• [Collected material]
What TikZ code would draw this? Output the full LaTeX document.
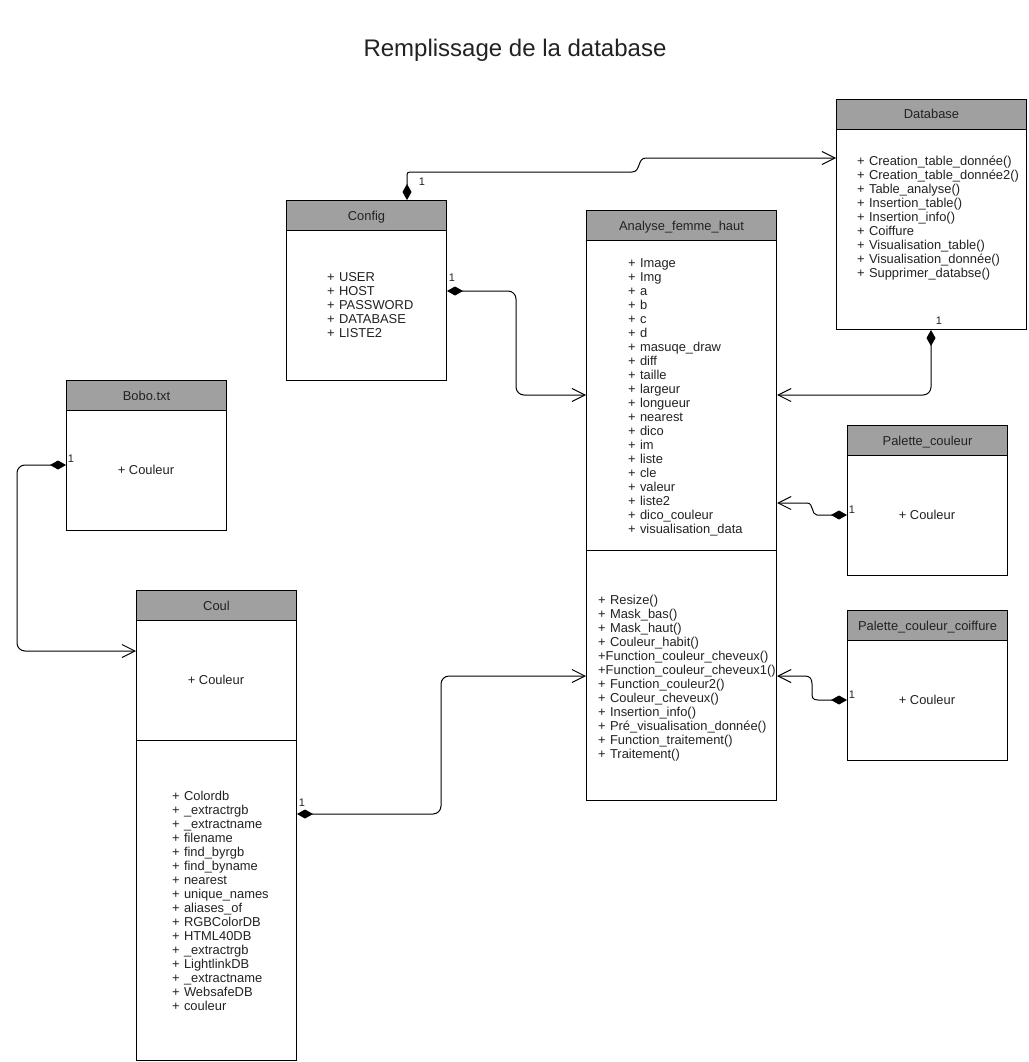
\documentclass[tikz,border=0pt]{standalone}
\usepackage{fontspec}
\setmainfont{Liberation Sans}
\usetikzlibrary{arrows.meta}
\definecolor{hdrgray}{RGB}{160,160,160}
\definecolor{txtgray}{RGB}{34,34,34}
\begin{document}
\begin{tikzpicture}[x=1pt,y=-1pt,
  box/.style={draw, line width=1pt, fill=white, anchor=north west, inner sep=0pt},
  hdrbox/.style={draw, line width=1pt, fill=hdrgray, anchor=north west, inner sep=0pt,
     minimum height=30pt, text height=10pt, text depth=1pt, text=txtgray,
     font=\fontsize{12.9}{14}\selectfont},
  listtxt/.style={anchor=north west, inner sep=0pt, align=left, text width=220pt, text=txtgray,
     font=\fontsize{12.9}{14}\selectfont},
  onetxt/.style={inner sep=0pt, text=txtgray, font=\fontsize{12.9}{14}\selectfont},
  mult/.style={inner sep=0pt, text=txtgray, font=\fontsize{11}{13}\selectfont},
  conn/.style={line width=1pt, {Diamond[length=16pt,width=9pt]}-{Straight Barb[length=13pt,width=13pt]}},
]
\useasboundingbox (0,0) rectangle (1028,1062);
\fill[white] (0,0) rectangle (1028,1062);

% title
\node[inner sep=0pt, text=txtgray, font=\fontsize{24}{28}\selectfont] (title) at (515,50) {Remplissage de la database};

% Database
\node[box, minimum width=190pt, minimum height=230pt] (db) at (836,99) {};
\node[hdrbox, minimum width=190pt] (dbh) at (836,99) {Database};
\node[listtxt] (dbl) at (857,155.5) {+ Creation\_table\_donnée()\\+ Creation\_table\_donnée2()\\+ Table\_analyse()\\+ Insertion\_table()\\+ Insertion\_info()\\+ Coiffure\\+ Visualisation\_table()\\+ Visualisation\_donnée()\\+ Supprimer\_databse()};

% Config
\node[box, minimum width=160pt, minimum height=180pt] (cfg) at (286,200) {};
\node[hdrbox, minimum width=160pt] (cfgh) at (286,200) {Config};
\node[listtxt] (cfgl) at (327,272.5) {+ USER\\+ HOST\\+ PASSWORD\\+ DATABASE\\+ LISTE2};

% Analyse_femme_haut
\node[box, minimum width=190pt, minimum height=590pt] (an) at (586,210) {};
\draw[line width=1pt] (586,550) -- (776,550);
\node[hdrbox, minimum width=190pt] (anh) at (586,210) {Analyse\_femme\_haut};
\node[listtxt] (anl) at (628,258.5) {+ Image\\+ Img\\+ a\\+ b\\+ c\\+ d\\+ masuqe\_draw\\+ diff\\+ taille\\+ largeur\\+ longueur\\+ nearest\\+ dico\\+ im\\+ liste\\+ cle\\+ valeur\\+ liste2\\+ dico\_couleur\\+ visualisation\_data};
\node[listtxt] (anm) at (598,594.5) {+ Resize()\\+ Mask\_bas()\\+ Mask\_haut()\\+ Couleur\_habit()\\+Function\_couleur\_cheveux()\\+Function\_couleur\_cheveux1()\\+ Function\_couleur2()\\+ Couleur\_cheveux()\\+ Insertion\_info()\\+ Pré\_visualisation\_donnée()\\+ Function\_traitement()\\+ Traitement()};

% Bobo.txt
\node[box, minimum width=160pt, minimum height=150pt] (bobo) at (66,380) {};
\node[hdrbox, minimum width=160pt] (boboh) at (66,380) {Bobo.txt};
\node[onetxt] (bobot) at (146,470) {+ Couleur};

% Coul
\node[box, minimum width=160pt, minimum height=470pt] (coul) at (136,590) {};
\draw[line width=1pt] (136,740) -- (296,740);
\node[hdrbox, minimum width=160pt] (coulh) at (136,590) {Coul};
\node[onetxt] (coult) at (216,680) {+ Couleur};
\node[listtxt] (coull) at (172,790.5) {+ Colordb\\+ \_extractrgb\\+ \_extractname\\+ filename\\+ find\_byrgb\\+ find\_byname\\+ nearest\\+ unique\_names\\+ aliases\_of\\+ RGBColorDB\\+ HTML40DB\\+ \_extractrgb\\+ LightlinkDB\\+ \_extractname\\+ WebsafeDB\\+ couleur};

% Palette_couleur
\node[box, minimum width=160pt, minimum height=150pt] (pc) at (847,425) {};
\node[hdrbox, minimum width=160pt] (pch) at (847,425) {Palette\_couleur};
\node[onetxt] (pct) at (927,515) {+ Couleur};

% Palette_couleur_coiffure
\node[box, minimum width=160pt, minimum height=150pt] (pcc) at (847,610) {};
\node[hdrbox, minimum width=160pt] (pcch) at (847,610) {Palette\_couleur\_coiffure};
\node[onetxt] (pcct) at (927,700) {+ Couleur};

% connector end points
\coordinate (c1s) at (cfg.north -| 407,0);
\coordinate (c1e) at (db.west |- 0,158);
\coordinate (c2s) at (cfg.east |- 0,291);
\coordinate (c2e) at (an.west |- 0,395);
\coordinate (c3s) at (db.south -| 931,0);
\coordinate (c3e) at (an.east |- 0,395);
\coordinate (c4s) at (pc.west |- 0,515);
\coordinate (c4e) at (an.east |- 0,503);
\coordinate (c5s) at (pcc.west |- 0,700);
\coordinate (c5e) at (an.east |- 0,676);
\coordinate (c6s) at (bobo.west |- 0,465);
\coordinate (c6e) at (coul.west |- 0,651);
\coordinate (c7s) at (coul.east |- 0,814);
\coordinate (c7e) at (an.west |- 0,676);

% connectors
\draw[conn] (c1s) -- (407,178) .. controls (407,172) .. (413,172) -- (632,172) .. controls (641,172) and (637,158) .. (646,158) -- (c1e);
\draw[conn, rounded corners=8pt] (c2s) -- (516,291) -- (516,395) -- (c2e);
\draw[conn, rounded corners=8pt] (c3s) -- (931,395) -- (c3e);
\draw[conn] (c4s) -- (817,515) .. controls (811,515) and (814,503) .. (807,503) -- (c4e);
\draw[conn] (c5s) -- (818,700) .. controls (812,700) and (812,697) .. (812,692) -- (812,684) .. controls (812,679) and (810,676) .. (805,676) -- (c5e);
\draw[conn, rounded corners=8pt] (c6s) -- (17,465) -- (17,651) -- (c6e);
\draw[conn, rounded corners=8pt] (c7s) -- (441,814) -- (441,676) -- (c7e);

% multiplicity labels
\node[mult] (m1) at (422,182) {1};
\node[mult] (m2) at (452,278) {1};
\node[mult] (m3) at (939,321) {1};
\node[mult] (m4) at (852,510) {1};
\node[mult] (m5) at (852,695) {1};
\node[mult] (m6) at (71,459) {1};
\node[mult] (m7) at (302,803) {1};
\end{tikzpicture}
\end{document}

• [The request] Except for the pictures, give all the material above again verbatim.

• [Expected output]
What TikZ code would draw this? Output the full LaTeX document.
\documentclass[tikz,border=0pt]{standalone}
\usepackage{fontspec}
\setmainfont{Liberation Sans}
\usetikzlibrary{arrows.meta}
\definecolor{hdrgray}{RGB}{160,160,160}
\definecolor{txtgray}{RGB}{34,34,34}
\begin{document}
\begin{tikzpicture}[x=1pt,y=-1pt,
  box/.style={draw, line width=1pt, fill=white, anchor=north west, inner sep=0pt},
  hdrbox/.style={draw, line width=1pt, fill=hdrgray, anchor=north west, inner sep=0pt,
     minimum height=30pt, text height=10pt, text depth=1pt, text=txtgray,
     font=\fontsize{12.9}{14}\selectfont},
  listtxt/.style={anchor=north west, inner sep=0pt, align=left, text width=220pt, text=txtgray,
     font=\fontsize{12.9}{14}\selectfont},
  onetxt/.style={inner sep=0pt, text=txtgray, font=\fontsize{12.9}{14}\selectfont},
  mult/.style={inner sep=0pt, text=txtgray, font=\fontsize{11}{13}\selectfont},
  conn/.style={line width=1pt, {Diamond[length=16pt,width=9pt]}-{Straight Barb[length=13pt,width=13pt]}},
]
\useasboundingbox (0,0) rectangle (1028,1062);
\fill[white] (0,0) rectangle (1028,1062);

% title
\node[inner sep=0pt, text=txtgray, font=\fontsize{24}{28}\selectfont] (title) at (515,50) {Remplissage de la database};

% Database
\node[box, minimum width=190pt, minimum height=230pt] (db) at (836,99) {};
\node[hdrbox, minimum width=190pt] (dbh) at (836,99) {Database};
\node[listtxt] (dbl) at (857,155.5) {+ Creation\_table\_donnée()\\+ Creation\_table\_donnée2()\\+ Table\_analyse()\\+ Insertion\_table()\\+ Insertion\_info()\\+ Coiffure\\+ Visualisation\_table()\\+ Visualisation\_donnée()\\+ Supprimer\_databse()};

% Config
\node[box, minimum width=160pt, minimum height=180pt] (cfg) at (286,200) {};
\node[hdrbox, minimum width=160pt] (cfgh) at (286,200) {Config};
\node[listtxt] (cfgl) at (327,272.5) {+ USER\\+ HOST\\+ PASSWORD\\+ DATABASE\\+ LISTE2};

% Analyse_femme_haut
\node[box, minimum width=190pt, minimum height=590pt] (an) at (586,210) {};
\draw[line width=1pt] (586,550) -- (776,550);
\node[hdrbox, minimum width=190pt] (anh) at (586,210) {Analyse\_femme\_haut};
\node[listtxt] (anl) at (628,258.5) {+ Image\\+ Img\\+ a\\+ b\\+ c\\+ d\\+ masuqe\_draw\\+ diff\\+ taille\\+ largeur\\+ longueur\\+ nearest\\+ dico\\+ im\\+ liste\\+ cle\\+ valeur\\+ liste2\\+ dico\_couleur\\+ visualisation\_data};
\node[listtxt] (anm) at (598,594.5) {+ Resize()\\+ Mask\_bas()\\+ Mask\_haut()\\+ Couleur\_habit()\\+Function\_couleur\_cheveux()\\+Function\_couleur\_cheveux1()\\+ Function\_couleur2()\\+ Couleur\_cheveux()\\+ Insertion\_info()\\+ Pré\_visualisation\_donnée()\\+ Function\_traitement()\\+ Traitement()};

% Bobo.txt
\node[box, minimum width=160pt, minimum height=150pt] (bobo) at (66,380) {};
\node[hdrbox, minimum width=160pt] (boboh) at (66,380) {Bobo.txt};
\node[onetxt] (bobot) at (146,470) {+ Couleur};

% Coul
\node[box, minimum width=160pt, minimum height=470pt] (coul) at (136,590) {};
\draw[line width=1pt] (136,740) -- (296,740);
\node[hdrbox, minimum width=160pt] (coulh) at (136,590) {Coul};
\node[onetxt] (coult) at (216,680) {+ Couleur};
\node[listtxt] (coull) at (172,790.5) {+ Colordb\\+ \_extractrgb\\+ \_extractname\\+ filename\\+ find\_byrgb\\+ find\_byname\\+ nearest\\+ unique\_names\\+ aliases\_of\\+ RGBColorDB\\+ HTML40DB\\+ \_extractrgb\\+ LightlinkDB\\+ \_extractname\\+ WebsafeDB\\+ couleur};

% Palette_couleur
\node[box, minimum width=160pt, minimum height=150pt] (pc) at (847,425) {};
\node[hdrbox, minimum width=160pt] (pch) at (847,425) {Palette\_couleur};
\node[onetxt] (pct) at (927,515) {+ Couleur};

% Palette_couleur_coiffure
\node[box, minimum width=160pt, minimum height=150pt] (pcc) at (847,610) {};
\node[hdrbox, minimum width=160pt] (pcch) at (847,610) {Palette\_couleur\_coiffure};
\node[onetxt] (pcct) at (927,700) {+ Couleur};

% connector end points
\coordinate (c1s) at (cfg.north -| 407,0);
\coordinate (c1e) at (db.west |- 0,158);
\coordinate (c2s) at (cfg.east |- 0,291);
\coordinate (c2e) at (an.west |- 0,395);
\coordinate (c3s) at (db.south -| 931,0);
\coordinate (c3e) at (an.east |- 0,395);
\coordinate (c4s) at (pc.west |- 0,515);
\coordinate (c4e) at (an.east |- 0,503);
\coordinate (c5s) at (pcc.west |- 0,700);
\coordinate (c5e) at (an.east |- 0,676);
\coordinate (c6s) at (bobo.west |- 0,465);
\coordinate (c6e) at (coul.west |- 0,651);
\coordinate (c7s) at (coul.east |- 0,814);
\coordinate (c7e) at (an.west |- 0,676);

% connectors
\draw[conn] (c1s) -- (407,178) .. controls (407,172) .. (413,172) -- (632,172) .. controls (641,172) and (637,158) .. (646,158) -- (c1e);
\draw[conn, rounded corners=8pt] (c2s) -- (516,291) -- (516,395) -- (c2e);
\draw[conn, rounded corners=8pt] (c3s) -- (931,395) -- (c3e);
\draw[conn] (c4s) -- (817,515) .. controls (811,515) and (814,503) .. (807,503) -- (c4e);
\draw[conn] (c5s) -- (818,700) .. controls (812,700) and (812,697) .. (812,692) -- (812,684) .. controls (812,679) and (810,676) .. (805,676) -- (c5e);
\draw[conn, rounded corners=8pt] (c6s) -- (17,465) -- (17,651) -- (c6e);
\draw[conn, rounded corners=8pt] (c7s) -- (441,814) -- (441,676) -- (c7e);

% multiplicity labels
\node[mult] (m1) at (422,182) {1};
\node[mult] (m2) at (452,278) {1};
\node[mult] (m3) at (939,321) {1};
\node[mult] (m4) at (852,510) {1};
\node[mult] (m5) at (852,695) {1};
\node[mult] (m6) at (71,459) {1};
\node[mult] (m7) at (302,803) {1};
\end{tikzpicture}
\end{document}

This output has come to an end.